# Wanted: Web Host with Live Streaming



## lywyre (Aug 7, 2010)

Hi,

I want to web cast an event (spread over two days) next month to our friends and relatives over the web. I am going to sign up for a dedicated website for the webcast. 

I want to know a web host that provides live streaming service(flash media or any other media format).

Thank you.


----------



## lywyre (Aug 8, 2010)

Bump. 36 views and no replies . I am still counting on TDF.


----------



## ravi_9793 (Aug 8, 2010)

if you are looking for shared hosting, look for host that support FFMpeg, Mplayer, Mencoder, Flvtool2


Or get a VPS / dedicatd server and install these.
If you opt for fully managed vps/ dedicated server, your host provider will install these on your server.
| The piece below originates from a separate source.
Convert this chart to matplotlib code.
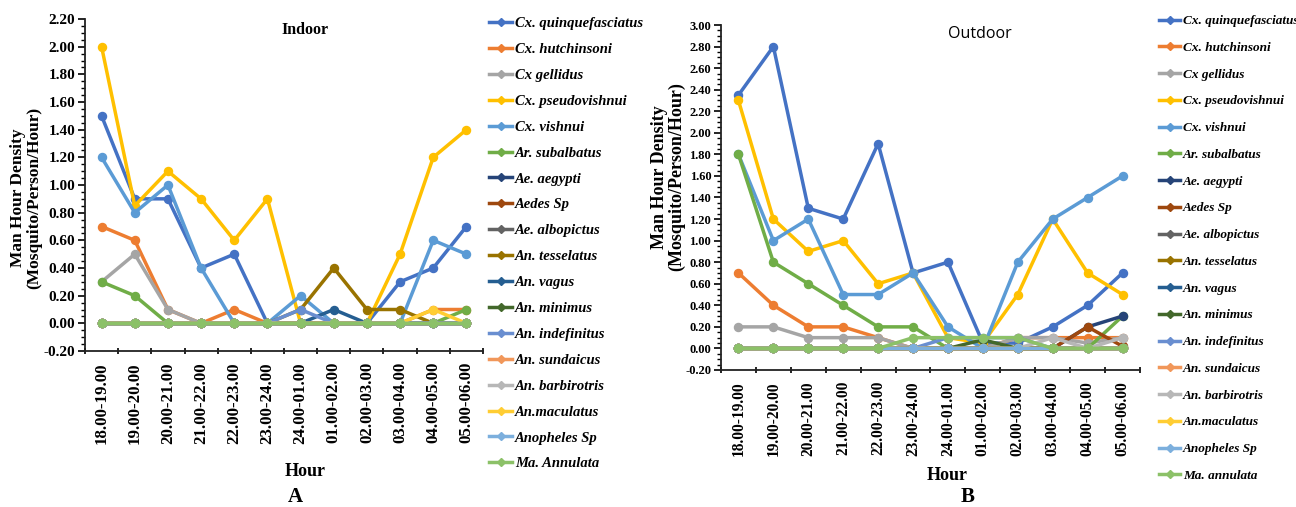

Best way, get VPS and install Sopcast


----------



## lywyre (Aug 8, 2010)

^ Thank you. Thanks a lot. Hope it works out


----------



## ico (Aug 9, 2010)

Try *Freedocast* and embed the player for your stream to your webpage.


----------



## lywyre (Aug 10, 2010)

Thanks for that ico. I guess this would be much easier for me


----------



## ico (Aug 13, 2010)

^ No problem.  But do try it beforehand.


----------